La idea de la muestra es feliz. En casi completa penumbra, aliviada por la claridad que filtran los vitrales, las fotografías, en transparencia, iluminadas desde atrás, recogen todos los ángulos posibles. El Cristo rubio, sobre el que ha pasado la pincelada de la muerte; la Madonna, con aire no sólo virginal, sino apenas adolescente, mantiene en el regazo los restos exangües del hijo. Aunque, quizá sean figuraciones, pero bajo la piel marmórea se destacan unas venas, lo que parece poco coherente, aunque cinceladas por un genio. Desde arriba, abajo, de frente, en escorzo, el monumento tiene todas las dimensiones posibles. Parece que, salvo Miguel Ángel, nadie ha estado tan cerca y tan interesado como el perseverante fotógrafo. Entrecerrando los ojos parece una exhibición de radiografías, en blanco y negro, que no otros tonos precisa La Piedad. El amplio recinto abovedado enseña un retablo, estofado en oro, donde la Historia Sagrada se ofrece sin el menor concierto cronológico. También en la parte central, hay una representación del supino dolor materno, otra Dolorosa con Cristo en brazos, sin comparación con la que estamos viendo.

Queremos recabar, a la salida, información, no sólo de la muestra, que es abundante, variada y de distintos precios, pero allí no hay noticias, salvo del acontecimiento. Podríamos ir al Obispado, para ampliar datos sobre la historia del edificio, pues in situ nada hemos conseguido, salvo esa impresión duradera de los mil y un tesoros que esconde esta ciudad nuestra, ante los que pasamos desprovistos de curiosidad. La exposición, cuya entrada es gratuita, está abierta hasta el 29 de abril.

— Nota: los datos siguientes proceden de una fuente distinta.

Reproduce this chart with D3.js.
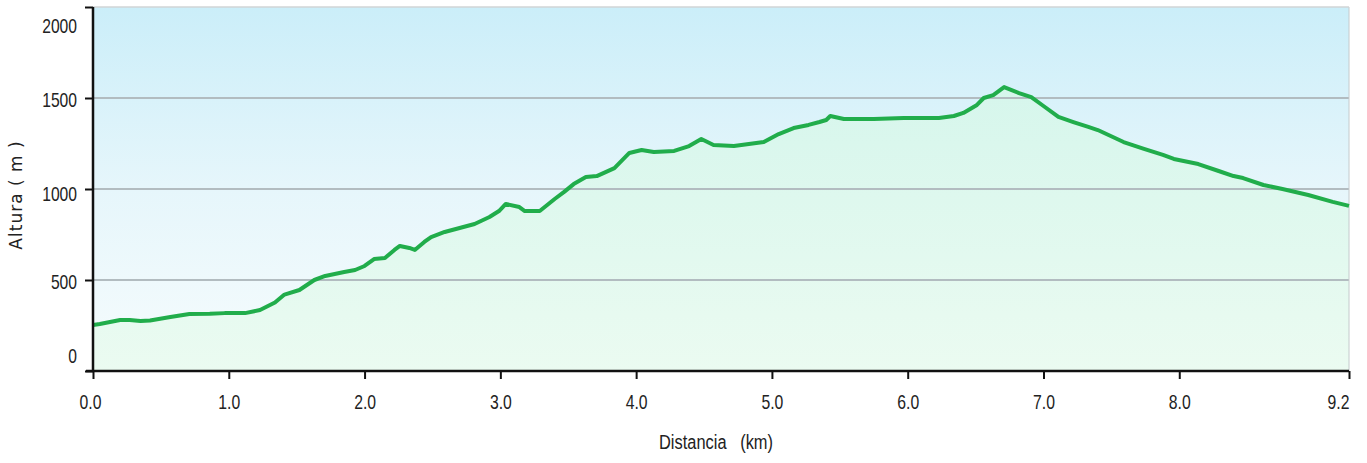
<!DOCTYPE html>
<html><head><meta charset="utf-8">
<script src="https://cdn.jsdelivr.net/npm/d3@7"></script>
<style>body{margin:0;background:#fff}svg{display:block}</style>
</head><body>
<script>
const distances = [0.00,0.05,0.20,0.27,0.35,0.42,0.57,0.71,0.86,0.97,1.12,1.23,1.34,1.41,1.52,1.63,1.71,1.78,1.85,1.93,2.00,2.07,2.15,2.22,2.26,2.33,2.37,2.44,2.49,2.59,2.70,2.81,2.92,2.99,3.04,3.14,3.18,3.29,3.40,3.47,3.54,3.63,3.71,3.84,3.95,4.04,4.13,4.28,4.39,4.48,4.57,4.72,4.83,4.94,5.05,5.16,5.27,5.35,5.40,5.43,5.53,5.75,5.97,6.23,6.34,6.41,6.51,6.56,6.63,6.71,6.82,6.91,7.00,7.11,7.22,7.33,7.40,7.59,7.74,7.88,7.96,8.14,8.29,8.40,8.47,8.62,8.76,8.95,9.13,9.25];
const elevations = [253,258,280,280,275,278,297,313,314,318,318,335,376,420,445,500,522,533,544,555,577,615,621,665,687,676,665,709,736,764,786,808,846,879,918,901,879,879,945,984,1027,1066,1071,1115,1198,1214,1203,1209,1236,1275,1242,1236,1247,1258,1302,1335,1352,1368,1379,1401,1385,1385,1390,1390,1401,1418,1462,1500,1516,1560,1527,1505,1456,1396,1368,1341,1324,1258,1220,1187,1165,1137,1099,1071,1060,1022,1000,967,929,907];
const xTicks = [0,1,2,3,4,5,6,7,8,9.25];
const xTickLabels = ["0.0","1.0","2.0","3.0","4.0","5.0","6.0","7.0","8.0","9.2"];
const yTicks = [0,500,1000,1500,2000];
const yTickLabels = ["0","500","1000","1500","2000"];

const W = 1367, H = 463;
const FONT = "'Liberation Sans','Noto Sans',sans-serif";
const svg = d3.select("body").append("svg").attr("width", W).attr("height", H);
const x = d3.scaleLinear().domain([0, 9.25]).range([93, 1349]);
const y = d3.scaleLinear().domain([0, 2000]).range([371, 7]);
const defs = svg.append("defs");
const bg = defs.append("linearGradient").attr("id","bg").attr("x1",0).attr("y1",0).attr("x2",0).attr("y2",1);
bg.append("stop").attr("offset","0%").attr("stop-color","#cbeef9");
bg.append("stop").attr("offset","50%").attr("stop-color","#e6f6fb");
bg.append("stop").attr("offset","100%").attr("stop-color","#f6fcfd");
const ag = defs.append("linearGradient").attr("id","ag").attr("x1",0).attr("y1",0).attr("x2",0).attr("y2",1)
  .attr("gradientUnits","userSpaceOnUse").attr("y1", y(1560)).attr("y2", y(0));
ag.append("stop").attr("offset","0%").attr("stop-color","#d6f6ec");
ag.append("stop").attr("offset","100%").attr("stop-color","#ebfbf1");

svg.append("rect").attr("x", x(0)).attr("y", y(2000)).attr("width", x(9.25)-x(0)).attr("height", y(0)-y(2000)).attr("fill","url(#bg)");

const data = distances.map((d,i)=>({d, e: elevations[i]}));
const area = d3.area().x(p=>x(p.d)).y0(y(0)).y1(p=>y(p.e));
svg.append("path").datum(data).attr("d", area).attr("fill","url(#ag)");

// gridlines
svg.append("g").selectAll("line").data([500,1000,1500]).join("line")
  .attr("x1", x(0)).attr("x2", x(9.25)).attr("y1", d=>y(d)).attr("y2", d=>y(d))
  .attr("stroke","#b2bcc0").attr("stroke-width",2);
// borders
svg.append("line").attr("x1", x(9.25)).attr("x2", x(9.25)).attr("y1", y(2000)).attr("y2", y(0)).attr("stroke","#c4cacc").attr("stroke-width",1);
svg.append("line").attr("x1", x(0)).attr("x2", x(9.25)).attr("y1", y(2000)).attr("y2", y(2000)).attr("stroke","#d0d4d6").attr("stroke-width",1.5);

const line = d3.line().x(p=>x(p.d)).y(p=>y(p.e));
svg.append("path").datum(data).attr("d", line).attr("fill","none").attr("stroke","#21ad4b").attr("stroke-width",4).attr("stroke-linejoin","round");

const cw = s => s.split("").reduce((a,c)=> a + (c==="." ? 4.5 : 8.7), 0);

// axes
const xa = svg.append("g").attr("transform",`translate(0,${y(0)})`)
  .call(d3.axisBottom(x).tickValues(xTicks).tickFormat((d,i)=>xTickLabels[i]).tickSize(8).tickSizeOuter(0));
xa.select(".domain").remove();
xa.selectAll(".tick line").attr("stroke","#111").attr("stroke-width",2);
xa.selectAll(".tick text").attr("y",23).attr("dy","0.71em")
  .attr("text-anchor",(d,i)=> i===xTicks.length-1 ? "end" : "middle")
  .attr("x",(d,i)=> i===0 ? -3 : 0)
  .style("font-family",FONT).style("font-size","21px").attr("fill","#222")
  .attr("textLength",(d,i)=>cw(xTickLabels[i])).attr("lengthAdjust","spacingAndGlyphs");
svg.append("line").attr("x1", 86).attr("x2", x(9.25)).attr("y1", y(0)).attr("y2", y(0)).attr("stroke","#111").attr("stroke-width",2.5);

const ya = svg.append("g").attr("transform",`translate(${x(0)},0)`)
  .call(d3.axisLeft(y).tickValues(yTicks).tickFormat((d,i)=>yTickLabels[i]).tickSize(8).tickSizeOuter(0));
ya.select(".domain").remove();
ya.selectAll(".tick line").attr("stroke","#111").attr("stroke-width",2);
ya.selectAll(".tick text").attr("x",-16)
  .attr("dy", d => d===0 ? "-0.4em" : (d===2000 ? "1.2em" : (d===1000 ? "0.55em" : "0.4em")))
  .style("font-family",FONT).style("font-size","21px").attr("fill","#222")
  .attr("textLength",(d,i)=>cw(yTickLabels[i])).attr("lengthAdjust","spacingAndGlyphs");
svg.append("line").attr("x1", x(0)).attr("x2", x(0)).attr("y1", y(2000)).attr("y2", y(0)+1).attr("stroke","#111").attr("stroke-width",2.5);

svg.append("text").attr("transform","translate(22,195) rotate(-90)").attr("text-anchor","middle")
  .style("font-family","'DejaVu Sans',Verdana,sans-serif").style("font-size","17px").style("letter-spacing","1px").attr("fill","#222")
  .attr("xml:space","preserve").text("Altura ( m )");
svg.append("text").attr("x",716).attr("y",449).attr("text-anchor","middle")
  .style("font-family",FONT).style("font-size","20px").attr("fill","#222")
  .attr("textLength",114).attr("lengthAdjust","spacingAndGlyphs")
  .attr("xml:space","preserve").text("Distancia   (km)");
</script>
</body></html>
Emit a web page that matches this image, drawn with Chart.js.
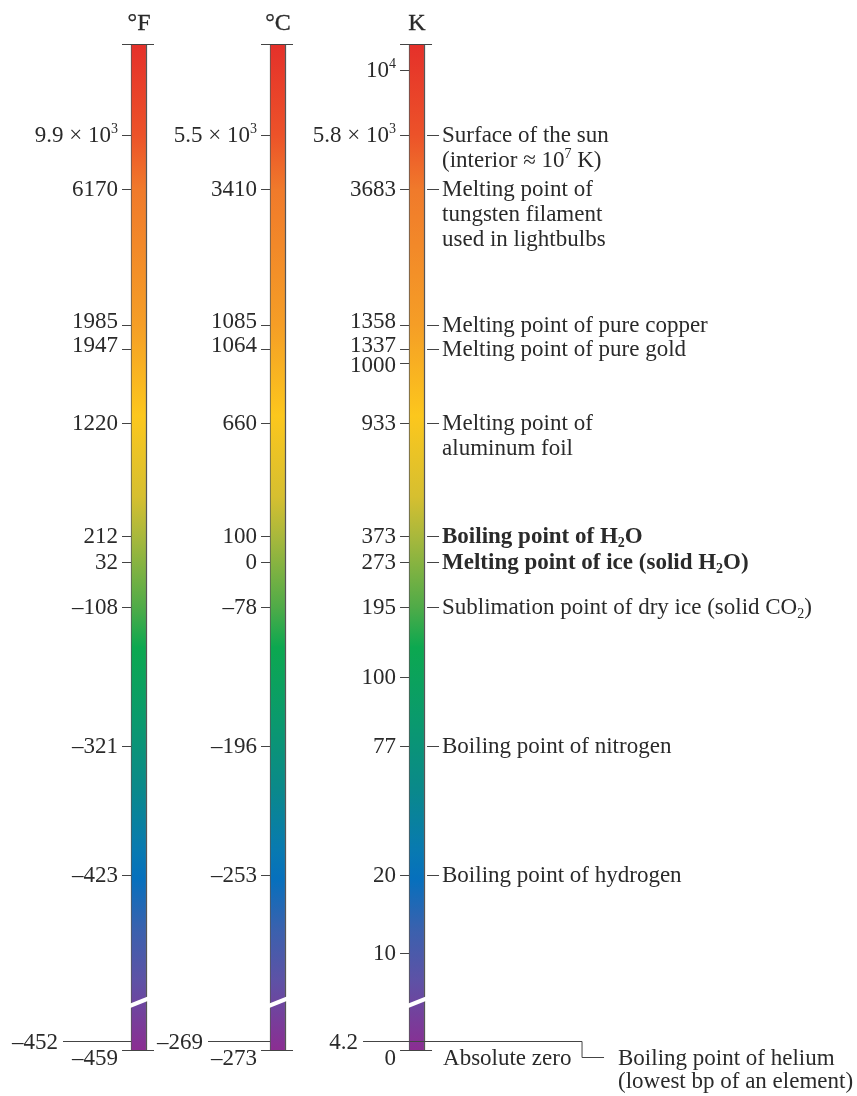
<!DOCTYPE html>
<html>
<head>
<meta charset="utf-8">
<script src="https://cdn.jsdelivr.net/npm/chart.js@4.4.1/dist/chart.umd.min.js"></script>
<style>
    html, body { margin: 0; padding: 0; background: #fff; }
    #wrap { width: 857px; height: 1096px; }
</style>
</head>
<body>
<div id="wrap"><canvas id="scaleChart" width="857" height="1096"></canvas></div>
<script>
// Columns (one bar each)
const scaleNames = ['°F', '°C', 'K'];

// Rows, top to bottom. '' = that bar has no tick on this row.
const kelvinLabels     = ['10^4', '5.8 × 10^3', '3683', '1358', '1337', '1000', '933', '373', '273', '195', '100', '77', '20', '10', '4.2', '0'];
const fahrenheitLabels = ['', '9.9 × 10^3', '6170', '1985', '1947', '', '1220', '212', '32', '–108', '', '–321', '–423', '', '–452', '–459'];
const celsiusLabels    = ['', '5.5 × 10^3', '3410', '1085', '1064', '', '660', '100', '0', '–78', '', '–196', '–253', '', '–269', '–273'];

// Where each row sits on the figure's compressed (non-linear) temperature axis, 0 = absolute zero
const rowLevel = [980, 915, 861, 725, 701, 687, 627, 514, 488, 443, 373, 304, 175, 97, 9, 0];
const barTop = 1006;     // top end of the bars on that axis
const breakLevel = 50;   // axis break drawn near the bottom

// Notes to the right of the K bar (same rows)
const notes = [
    null,
    ['Surface of the sun', '(interior ≈ 10^7 K)'],
    ['Melting point of', 'tungsten filament', 'used in lightbulbs'],
    ['Melting point of pure copper'],
    ['Melting point of pure gold'],
    null,
    ['Melting point of', 'aluminum foil'],
    ['Boiling point of H_2O'],
    ['Melting point of ice (solid H_2O)'],
    ['Sublimation point of dry ice (solid CO_2)'],
    null,
    ['Boiling point of nitrogen'],
    ['Boiling point of hydrogen'],
    null,
    ['Boiling point of helium', '(lowest bp of an element)'],
    ['Absolute zero']
];
const boldRows = [7, 8];
const HELIUM_ROW = 14;
const ZERO_ROW = 15;

// Styling
const FONT = '"Liberation Serif", "DejaVu Serif", serif';
const INK = '#2a2a2a';
const RULE = '#444';
const leaderLength = [68, 62, 46]; // helium leader length left of each bar
const labelNudge = { 3: -4, 4: -4, 5: 2 }; // crowded rows near 1000 K
const gradientStops = [
    [0.00, '#e5302a'], [0.09, '#ec5229'], [0.145, '#f07a2b'], [0.28, '#f59e26'],
    [0.37, '#fcc71d'], [0.45, '#d6bf30'], [0.49, '#a8b83c'], [0.56, '#4fab48'],
    [0.60, '#0ca850'], [0.67, '#0a9a6c'], [0.74, '#0a898a'], [0.80, '#087ab0'],
    [0.83, '#0670bd'], [0.88, '#3a61ae'], [0.93, '#5d52a6'], [1.00, '#8b2e92']
];

function splitRuns(str) {
    const runs = [];
    const re = /([\^_])(\S)/g;
    let last = 0, m;
    while ((m = re.exec(str))) {
        if (m.index > last) runs.push({ t: str.slice(last, m.index), k: 'n' });
        runs.push({ t: m[2], k: m[1] === '^' ? 'sup' : 'sub' });
        last = re.lastIndex;
    }
    if (last < str.length) runs.push({ t: str.slice(last), k: 'n' });
    return runs;
}

function drawText(ctx, str, x, y, align, opts = {}) {
    const size = opts.size || 23;
    const weight = opts.bold ? 'bold ' : '';
    const small = Math.round(size * 0.62);
    const runs = splitRuns(str);
    const fontFor = r => weight + (r.k === 'n' ? size : small) + 'px ' + FONT;
    let total = 0;
    runs.forEach(r => { ctx.font = fontFor(r); r.w = ctx.measureText(r.t).width; total += r.w; });
    let cx = align === 'right' ? x - total : align === 'center' ? x - total / 2 : x;
    const base = y + size * 0.33;
    ctx.fillStyle = INK;
    ctx.strokeStyle = INK;
    ctx.textAlign = 'left';
    ctx.textBaseline = 'alphabetic';
    runs.forEach(r => {
        ctx.font = fontFor(r);
        const dy = r.k === 'sup' ? -size * 0.36 : r.k === 'sub' ? size * 0.2 : 0;
        ctx.fillText(r.t, cx, base + dy);
        if (opts.heavy) { ctx.lineWidth = opts.heavy; ctx.strokeText(r.t, cx, base + dy); }
        cx += r.w;
    });
    ctx.strokeStyle = RULE;
    ctx.lineWidth = 1;
}

function path(ctx, pts) {
    ctx.beginPath();
    pts.forEach(([px, py], i) => {
        const yy = Math.round(py) + 0.5;
        if (i === 0) ctx.moveTo(px, yy); else ctx.lineTo(px, yy);
    });
    ctx.stroke();
}

const scaleDecor = {
    id: 'scaleDecor',
    afterDatasetsDraw(chart) {
        const { ctx, scales: { y } } = chart;
        const bars = chart.getDatasetMeta(0).data;
        const columnLabels = [fahrenheitLabels, celsiusLabels, kelvinLabels];

        ctx.save();
        ctx.strokeStyle = RULE;
        ctx.lineWidth = 1;

        bars.forEach((bar, c) => {
            const left = bar.x - bar.width / 2;
            const right = bar.x + bar.width / 2;
            const topY = y.getPixelForValue(barTop);

            drawText(ctx, scaleNames[c], bar.x, 22, 'center', { size: 24, heavy: 0.3 });
            path(ctx, [[left - 9, topY], [right + 7, topY]]);

            // axis break
            const yb = y.getPixelForValue(breakLevel);
            ctx.fillStyle = '#fff';
            ctx.beginPath();
            ctx.moveTo(left - 2, yb + 4);
            ctx.lineTo(right + 2, yb - 4);
            ctx.lineTo(right + 2, yb + 0.5);
            ctx.lineTo(left - 2, yb + 8.5);
            ctx.closePath();
            ctx.fill();

            columnLabels[c].forEach((label, r) => {
                if (!label) return;
                const py = y.getPixelForValue(rowLevel[r]);
                if (r === ZERO_ROW) {
                    path(ctx, [[left - 9, py], [right + 7, py]]);
                    drawText(ctx, label, left - 13, py + 7, 'right');
                } else if (r === HELIUM_ROW) {
                    const start = left - leaderLength[c];
                    if (c === 2) {
                        path(ctx, [[start, py], [right + 157, py], [right + 157, py + 16], [right + 179, py + 16]]);
                    } else {
                        path(ctx, [[start, py], [left, py]]);
                    }
                    drawText(ctx, label, start - 5, py, 'right');
                } else {
                    path(ctx, [[left - 9, py], [left, py]]);
                    drawText(ctx, label, left - 13, py - 1 + (labelNudge[r] || 0), 'right');
                }
            });
        });

        // notes beside the K bar
        const kBar = bars[2];
        const kRight = kBar.x + kBar.width / 2;
        notes.forEach((lines, r) => {
            if (!lines) return;
            const py = y.getPixelForValue(rowLevel[r]);
            const bold = boldRows.includes(r);
            if (r === ZERO_ROW) {
                drawText(ctx, lines[0], kRight + 18, py + 7, 'left');
            } else if (r === HELIUM_ROW) {
                lines.forEach((t, i) => drawText(ctx, t, kRight + 193, py + 16 + i * 23, 'left'));
            } else {
                path(ctx, [[kRight + 2, py], [kRight + 14, py]]);
                lines.forEach((t, i) => drawText(ctx, t, kRight + 17, py - 1 + i * 25, 'left', { bold }));
            }
        });
        ctx.restore();
    }
};

new Chart(document.getElementById('scaleChart'), {
    type: 'bar',
    data: {
        datasets: [{
            data: scaleNames.map((name, i) => ({ x: i, y: [0, barTop] })),
            barThickness: 16,
            borderColor: '#555',
            borderWidth: { left: 1, right: 1.5, top: 0, bottom: 0 },
            borderSkipped: false,
            backgroundColor: (context) => {
                const { ctx, chartArea, scales } = context.chart;
                if (!chartArea) return '#e5302a';
                const g = ctx.createLinearGradient(0, scales.y.getPixelForValue(barTop), 0, scales.y.getPixelForValue(0));
                gradientStops.forEach(([p, col]) => g.addColorStop(p, col));
                return g;
            }
        }]
    },
    options: {
        responsive: false,
        animation: false,
        events: [],
        layout: { padding: 0 },
        scales: {
            x: { type: 'linear', min: -1, max: 5.165, offset: false, display: false },
            y: { type: 'linear', min: -46, max: 1050, display: false }
        },
        plugins: {
            legend: { display: false },
            tooltip: { enabled: false }
        }
    },
    plugins: [scaleDecor]
});
</script>
</body>
</html>
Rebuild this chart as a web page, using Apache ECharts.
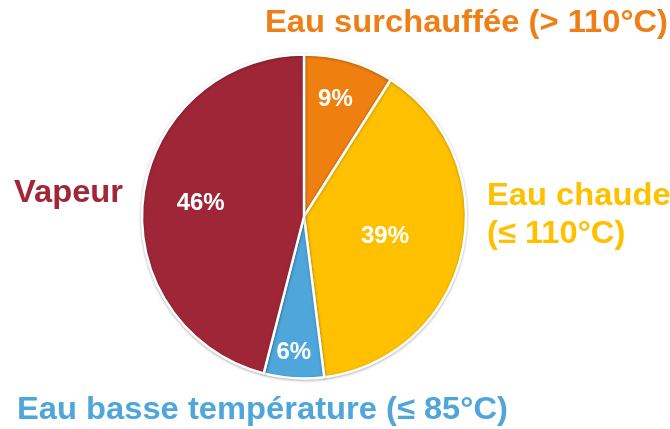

Nos deslumbra la luz del mediodía y a tientas bajamos los escalones de piedra que llevan hasta la plaza de la Paja. Quizás por estos andurriales circulaban los personajes de aquellas inolvidables -y olvidadas- novelas de capa y espada de Ortega y Frías, y Fernández y González -que hoy resucita Pérez Reverte-. Habría que venir por la noche para imaginar el escenario nauseabundo, peligroso y mal iluminado de los siglos de Oro, el retumbar de los cascos, el rápido paso de una litera, con una dama o un monseñor arrellanado, el soldado ebrio, el vagabundo ladrón. Llegamos a la plaza de la Villa, el palacio de los Lujanes y la torre donde no hemos visto aquella recordación, poco diplomática, de que en ella estuvo encerrado el rey Francisco I de Francia. Uno está ya para esas ensoñaciones, que no perjudican a nadie, ni siquiera a nosotros mismos.